Simone’s mouth feels as if it is full of glass fragments. It hurts to breathe. Her tongue, when she tries to move it, feels monstrously large and clumsy. She tries to open her eyes, but her eyelids resist her efforts. Slowly lights appear, sliding past her, metal and curtains, a hospital bed.
Then Erik is sitting on a chair next to her, holding her hand. It’s impossible to tell how much time has passed. His eyes are sunken and exhausted; he stares dully into the middle distance. Simone tries to speak, but her throat feels completely raw.
“Where’s Benjamin?”
Erik gives a start. “Simone,” he says. “How do you feel?”

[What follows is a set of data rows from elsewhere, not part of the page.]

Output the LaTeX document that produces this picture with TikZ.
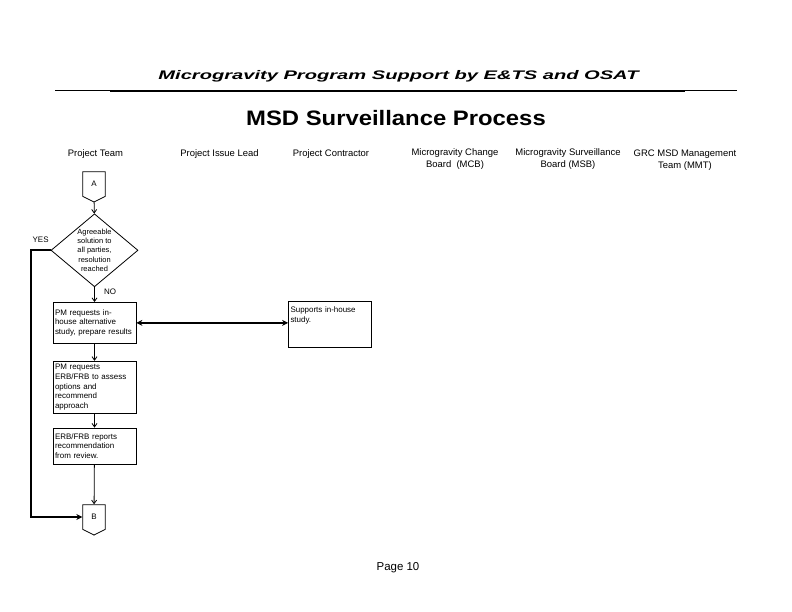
\documentclass[tikz,border=0pt]{standalone}
\usepackage{fontspec}
\setmainfont{Liberation Sans}
\usetikzlibrary{positioning, shapes.geometric, shapes.symbols, arrows.meta}

\begin{document}
\begin{tikzpicture}[x=1bp, y=-1bp,
    box/.style={draw, line width=0.8bp, anchor=north, align=left, inner sep=2bp, text width=79bp, minimum width=83bp, font=\fontsize{8}{9.7}\selectfont},
    decision/.style={draw, diamond, line width=0.8bp, minimum width=87bp, minimum height=73bp, inner sep=0pt},
    dectext/.style={align=center, font=\fontsize{7.5}{9.5}\selectfont},
    offpage/.style={draw, signal, signal to=south, signal pointer angle=126, line width=0.8bp, minimum width=22.5bp, minimum height=26bp, inner sep=0pt, font=\fontsize{8}{9}\selectfont},
    head/.style={anchor=north, align=center, inner sep=0pt, font=\fontsize{9.5}{12}\selectfont, execute at begin node={\rule{0pt}{8bp}}},
    small/.style={font=\fontsize{8}{9}\selectfont},
    flow/.style={line width=0.8bp, -{Straight Barb[length=3.5bp, width=5bp]}},
    main/.style={line width=2bp}]
  \useasboundingbox (0,0) rectangle (792,612);
  \node (title) at (398.5,76) {\fontsize{12.5}{14}\selectfont\scalebox{1.615}[1]{\bfseries\itshape Microgravity Program Support by E\&TS and OSAT}};
  \draw[line width=1bp] (55,90.5) -- (737,90.5);
  \draw[line width=2.5bp] (110,91) -- (685,91);
  \node (process) at (396,118) {\fontsize{21}{24}\selectfont\bfseries\scalebox{1.14}[1]{MSD Surveillance Process}};
  \node[head] (team) at (95.5,148) {Project Team};
  \node[head] (lead) at (219.5,148) {Project Issue Lead};
  \node[head] (contractor) at (331,148) {Project Contractor};
  \node[head] (mcb) at (455,148) {Microgravity Change\\Board\ \ (MCB)};
  \node[head] (msb) at (568,148) {Microgravity Surveillance\\Board (MSB)};
  \node[head] (mmt) at (685,150) {GRC MSD Management\\Team (MMT)};
  \node[offpage] (A) at (94,184) {A};
  \node[decision, label={[dectext]center:{Agreeable\\solution to\\all parties,\\resolution\\reached}}] (dec) at (94.5,250.3) {};
  \node[box, minimum height=41bp] (study) at (94.5,302) {PM requests in-\\house alternative\\study, prepare results};
  \node[box, minimum height=52bp, below=17bp of study] (assess) {PM requests\\ERB/FRB to assess\\options and\\recommend\\approach};
  \node[box, minimum height=36bp, below=14bp of assess] (report) {ERB/FRB reports\\recommendation\\from review.};
  \node[offpage] (B) at (94,517) {B};
  \node[box, minimum height=46bp] (support) at (330,301) {Supports in-house\\study.\\~\\~};
  \node (page) at (398,568) {\fontsize{11.5}{13}\selectfont Page 10};
  \draw[flow] (A) -- (dec);
  \draw[flow] (dec) -- node[pos=0.3, right=6bp, small] {NO} (study);
  \draw[main, {Stealth[length=6bp, width=6bp]}-{Stealth[length=6bp, width=6bp]}] (study.east) -- (study.east -| support.west);
  \draw[flow] (study) -- (assess);
  \draw[flow] (assess) -- (report);
  \draw[flow] (report) -- (B);
  \draw[main, -{Stealth[length=6bp, width=6bp]}] (dec.west) -- ++(-20,0) node[midway, above=3bp, small] {YES} |- (B.west);
\end{tikzpicture}
\end{document}
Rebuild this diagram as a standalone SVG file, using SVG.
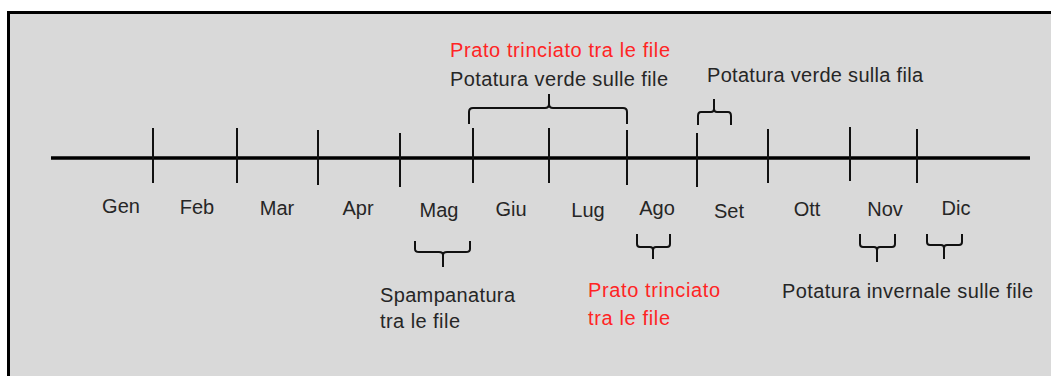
<svg xmlns="http://www.w3.org/2000/svg" width="1051" height="376" viewBox="0 0 1051 376">
<style>
.t{font-family:"Liberation Sans",Arial,sans-serif;font-size:20px;fill:#262626}
.r{fill:#ff2424}
.m{text-anchor:middle}
.tick{stroke:#111;stroke-width:2}
.br{fill:none;stroke:#111;stroke-width:2;stroke-linejoin:round}
</style>
<rect x="0" y="0" width="1051" height="376" fill="#fff"/>
<rect id="frame" x="8.5" y="12.5" width="1060" height="400" fill="#d9d9d9" stroke="#000" stroke-width="3"/>
<g id="connectors">
<line x1="51" y1="158" x2="1030" y2="158" stroke="#000" stroke-width="3.5"/>
<line class="tick" x1="153" y1="128" x2="153" y2="183"/>
<line class="tick" x1="237" y1="128" x2="237" y2="183"/>
<line class="tick" x1="318" y1="130" x2="318" y2="185"/>
<line class="tick" x1="400" y1="133" x2="400" y2="187"/>
<line class="tick" x1="473" y1="128" x2="473" y2="183"/>
<line class="tick" x1="549" y1="128" x2="549" y2="183"/>
<line class="tick" x1="627" y1="130" x2="627" y2="185"/>
<line class="tick" x1="697" y1="133" x2="697" y2="187"/>
<line class="tick" x1="768" y1="129" x2="768" y2="183"/>
<line class="tick" x1="850" y1="127" x2="850" y2="181"/>
<line class="tick" x1="917" y1="129" x2="917" y2="183"/>
</g>
<g id="months">
<text class="t m" x="121" y="213">Gen</text>
<text class="t m" x="197" y="214">Feb</text>
<text class="t m" x="277" y="215">Mar</text>
<text class="t m" x="358" y="215">Apr</text>
<text class="t m" x="439" y="217">Mag</text>
<text class="t m" x="511" y="216">Giu</text>
<text class="t m" x="588" y="217">Lug</text>
<text class="t m" x="657" y="215">Ago</text>
<text class="t m" x="729" y="218">Set</text>
<text class="t m" x="807" y="216">Ott</text>
<text class="t m" x="885" y="216">Nov</text>
<text class="t m" x="956" y="215">Dic</text>
</g>
<g id="summer-rows">
<path class="br" d="M469,124 V112 Q469,108 473,108 H545 Q549,108 549,104 Q549,108 553,108 H623 Q627,108 627,112 V124 M549,107 V94"/>
<text class="t r" x="450" y="57" textLength="220">Prato trinciato tra le file</text>
<text class="t" x="450" y="86" textLength="218">Potatura verde sulle file</text>
</g>
<g id="september-row">
<path class="br" d="M698,125 V116 Q698,112 701,112 H711 Q714,112 714,109 Q714,112 717,112 H728 Q731,112 731,116 V125 M714,111 V99"/>
<text class="t" x="707" y="82" textLength="216">Potatura verde sulla fila</text>
</g>
<g id="may-spampanatura">
<path class="br" d="M415,241 V249 Q415,252 419,252 H439 Q443,252 443,255 Q443,252 447,252 H466 Q470,252 470,249 V241 M443,253 V267"/>
<text class="t" x="380" y="302" textLength="135">Spampanatura</text>
<text class="t" x="380" y="328" textLength="80">tra le file</text>
</g>
<g id="august-grass">
<path class="br" d="M637,234 V244 Q637,247 640,247 H650 Q653,247 653,250 Q653,247 656,247 H667 Q670,247 670,244 V234 M653,248 V259"/>
<text class="t r" x="588" y="297" textLength="132">Prato trinciato</text>
<text class="t r" x="588" y="325" textLength="82">tra le file</text>
</g>
<g id="winter-pruning">
<path class="br" d="M860,234 V244 Q860,247 863,247 H874 Q877,247 877,250 Q877,247 880,247 H892 Q895,247 895,244 V234 M877,248 V262"/>
<path class="br" d="M927,234 V242 Q927,245 930,245 H941 Q944,245 944,248 Q944,245 947,245 H959 Q962,245 962,242 V234 M944,246 V259"/>
<text class="t" x="782" y="298" textLength="251">Potatura invernale sulle file</text>
</g>
</svg>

“Benjamin,” she whispers. “Where’s Benjamin?”
Erik closes his eyes, his lips pressed tightly together. He swallows and meets her gaze. “What have you done?” he asks quietly. “I found you on the floor, Sixan. You had almost no pulse, and if I hadn’t found you—” He runs his hand over his mouth, speaking through his fingers. “What have you done?”
Breathing is hard work. She swallows several times. She understands that she has had her stomach pumped, but she doesn’t know what to say. She doesn’t have time to explain that she didn’t try to take her own life. It’s not important what he thinks. Not right now.
“Where’s our son?” she whispers. “Is he missing?”
“What do you mean?”
Tears pour down her cheeks. “Is he missing?” she repeats.
“You were lying in the hallway, darling. Benjamin had already left when I got up. Did you have an argument?”
She tries to shake her head, but the movement makes nausea sweep through her. “Someone was in our apartment … and took him,” she says weakly.
“What?”
She is crying and whimpering at the same time.
“Benjamin?” asks Erik. “What about Benjamin?”
“Oh God,” she mumbles.
“What’s happened?” Erik is almost screaming.
“Someone’s taken him,” she replies. “I saw someone dragging Benjamin through the hall.”
“Dragging? What do you mean, dragging?” A wild expression has taken over Erik’s face but he stops himself, runs a trembling hand over his mouth, and then kneels on the floor at her bedside. “Simone, what happened last night?”
“I was woken during the night by a jab in my arm. I’d been injected. Somebody had given me—”
“Where? Where were you injected?”
She tries to push up the sleeve of her hospital gown; he helps her and finds a small red mark on her upper arm. When he feels the swelling around the dot with his fingertips, his face loses all its colour.
“Somebody took Benjamin,” she says. “I couldn’t help him.”
“We need to find out what you’ve been given,” he says, pressing the call button.
“To hell with that, I don’t care. You have to find Benjamin.”
“I will,” he says.
A nurse comes in, is given brief instructions to run blood tests, then hurries out.
Erik turns back to Simone. “Are you sure you saw someone dragging Benjamin down the hall?”
“Yes,” she answers, in despair.
“But you didn’t see who it was?”
“He dragged Benjamin by the legs through the hall and out the door. I was lying on the floor … I couldn’t move.”
The tears begin to flow once more. He wraps his arms around her, and she sobs against his chest, exhausted and desperate, her body shaking. When she has calmed down a little, she pushes him gently away.
“Erik,” she says. “You have to find Benjamin.”
“Yes,” he says, and stumbles from the room.
A nurse takes his place. Simone closes her eyes so she doesn’t have to watch as four small containers fill with her blood.